By Marilyn Ferdinand
As our long nuclear winter of human rights abuses continues with authorization to build the Great Wall of the Rio Grande as well as desecration of privacy rights, particularly of the people we honor on this Memorial Day weekend, there comes a glimmer of sanity from the North Side. Beginning this evening, the Human Rights Watch Traveling Film Festival stops at Facets for a one-week engagement.
Human Rights Watch, the festival’s sponsoring organization, started its international film festival in 1994, “in recognition of the power of film to educate and galvanize a broad constituency of concerned citizens.” Organizers rigorously fact-check
selected films for accuracy, though no point of view is censored. Until four years ago, the festival played only in New York City and London. Recognizing that the enemy of freedom is ignorance, HRW started making a sampling of the best of the fest available to venues anywhere in the United States and Canada that wanted to host them. Facets has been showing them ever since.

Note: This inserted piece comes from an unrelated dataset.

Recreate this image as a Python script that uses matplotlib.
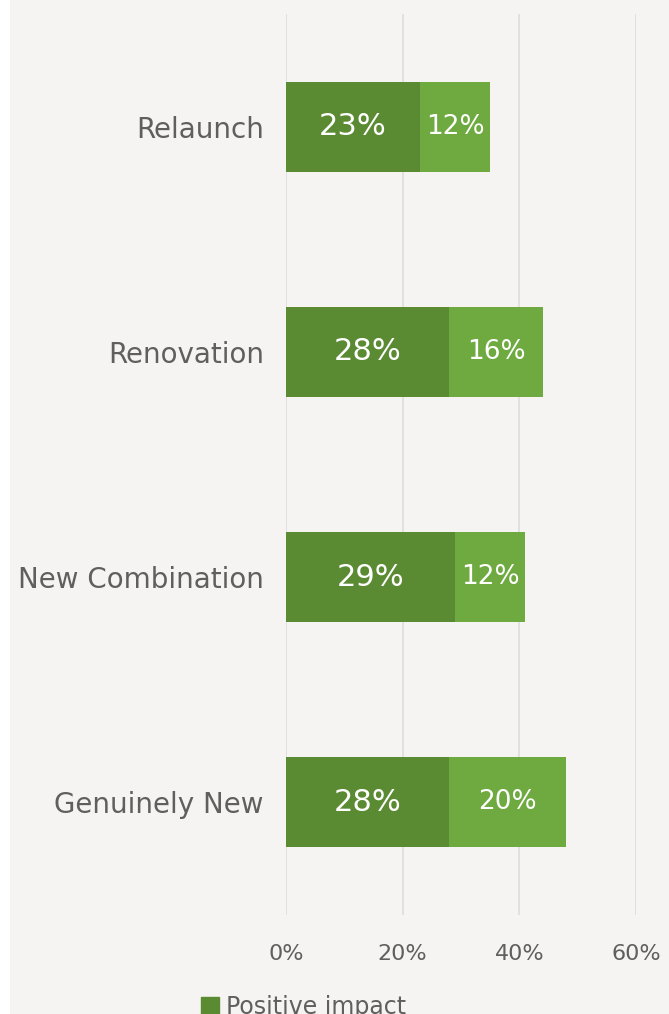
import matplotlib.pyplot as plt
from matplotlib.patches import Rectangle, Patch

categories = ['Relaunch', 'Renovation', 'New Combination', 'Genuinely New']
dark_vals = [23, 28, 29, 28]
light_vals = [12, 16, 12, 20]
ticks = [0, 20, 40, 60]

dark = '#5a8a32'
light = '#6eaa40'
bg = '#f5f4f2'
txt = '#5f5f5f'

plt.rcParams['font.family'] = ['DejaVu Sans']

fig = plt.figure(figsize=(6.69, 10.14), dpi=100)
fig.patch.set_facecolor(bg)
# white strip on left edge
fig.patches.append(Rectangle((0, 0), 10 / 669, 1, transform=fig.transFigure,
                             facecolor='white', edgecolor='none', zorder=0))

ax = fig.add_axes([286 / 669, 99 / 1014, 350 / 669, 901 / 1014])
ax.set_facecolor(bg)

y = list(range(len(categories)))
ax.barh(y, dark_vals, height=0.4, color=dark, zorder=3)
ax.barh(y, light_vals, left=dark_vals, height=0.4, color=light, zorder=3)

for i in y:
    ax.text(dark_vals[i] / 2, i, f'{dark_vals[i]}%', ha='center', va='center',
            color='white', fontsize=22, zorder=4)
    ax.text(dark_vals[i] + light_vals[i] / 2, i, f'{light_vals[i]}%', ha='center',
            va='center', color='white', fontsize=19, zorder=4)

ax.set_xlim(0, 60)
ax.set_ylim(3.5, -0.5)
ax.set_xticks(ticks)
ax.set_xticklabels([f'{t}%' for t in ticks])
ax.set_yticks(y)
ax.set_yticklabels(categories)
ax.tick_params(axis='x', length=0, pad=21, labelsize=16, labelcolor=txt)
ax.tick_params(axis='y', length=0, pad=16, labelsize=20, labelcolor=txt)
ax.grid(axis='x', color='#dcdcdc', linewidth=1.2, zorder=0)
for s in ax.spines.values():
    s.set_visible(False)

fig.legend(handles=[Patch(color=dark, label='Positive impact')],
           loc='upper left', bbox_to_anchor=(180 / 669, 40 / 1014),
           frameon=False, fontsize=17, labelcolor=txt,
           handlelength=0.75, handleheight=0.75, handletextpad=0.3)

fig.savefig('out.png', dpi=100, facecolor=bg)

The 2005-2006 selection of 12 films includes both features and documentaries. I caught two of the films on The Sundance Channel and both are worth a look. The Education of Shelby Knox focuses on the attempts of a conservative, evangelical Christian teenager to force her Lubbock, Texas, school district to offer sex education classes to stem the high rate of teen pregnancies and STDs. Shelby Knox proves that, yes, conservatives have brains, too, and can use them in the service of the common good – she’s really a remarkable person. I saw Mardi Gras: Made in China on the eve of New Orleans’s first such celebration after Killer Katrina drowned its streets. I became the official killjoy in my office when I rejected the beads my co-workers were handing out by saying, “I know the near-slave who burned herself putting those beads together is very happy for you.” Yes, definitely don’t invite me to your next party. But do see this movie.